Labels Are For Soup Cans

by Conor Friedersdorf

Apropos yesterday's post about E.D. Kain's break with conservatism, I want to add something: ideological conversions are often interesting to discuss, as evidenced by Daniel Larison's post here and Mr. Kain's response. And it's always refreshing to read someone who is forthrightly working through their beliefs in public, especially when that includes grappling with critics in an earnest attempt to arrive at the right answer.

But it's worth remembering that what a writer ends up calling himself shouldn't ultimately matter nearly as much as it does. An insightful mind remains so regardless of ideological affiliations. Arguments should be evaluated on their merits, as opposed to whether the idea therein or the proponent advancing it is authentically liberal, conservative, or libertarian. Heretic hunters on the right and the left very much resent it when dissidents lay claim to an ideological label. Almost always it is irrational when they do so.

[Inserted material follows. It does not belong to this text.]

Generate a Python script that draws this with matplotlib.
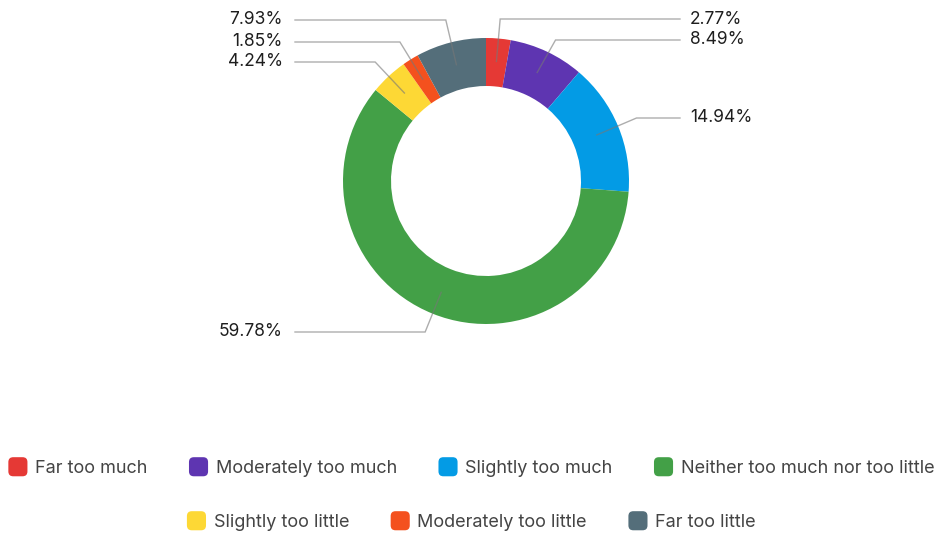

So long as Mr. Kain persists in offering intellectually honest writing that advances conversations, I'll follow his stuff wherever it's published, regardless of whether he calls himself a liberal, an independent, a socialist, a centrist, a neocon, a neo-liberal, a conservative, an atheist, an Islamic bridge builder, or a centaur advocate. The thoughts he expresses on any given issue are themselves a lot more important and informative than whatever label he finds most accurate, and I don't see why I'd ever rely on a vague proxy to judge one of his pieces when I could just read it and agree or disagree as appropriate.

In the left blogosphere, you'll find people who resent the fact that Mickey Kaus calls himself a liberal. On the right a whole cadre of bloggers is apoplectic about the fact that someone like Andrew Sullivan dares to invoke the c word. An astonishing number of people have had long arguments about whether or not Mr. Sullivan is truly a conservative. I don't begrudge them those debates, inconsequential though they may be. The point is that whatever label fits him best, it is insanity to imagine that anyone is going to come away from his writing unaware of the fact that he's a gay, British born fan of President Obama who persists in a complicated relationship with Catholicism, loathes torture, harbors a profound distrust of Sarah Palin, has a soft spot for Margaret Thatcher, passionately wants to see gay marriage legalized... and the list goes on.

I use Mr. Sullivan as an example because Dish readers are familiar with his work, but the same can be said for any commentator who has spent enough time writing for public consumption to provide an infinitely better idea of where he or she is coming from than even the most accurate ideological label could possibly offer. (This even applies to ideological hacks, who couldn't hide their affiliations if they tried.)

The success some have had elevating ideological labels and boxing complicated writers into them is a shame, a disservice to the audience, a failure for which readers share responsibility, and a trend that ought to be resisted.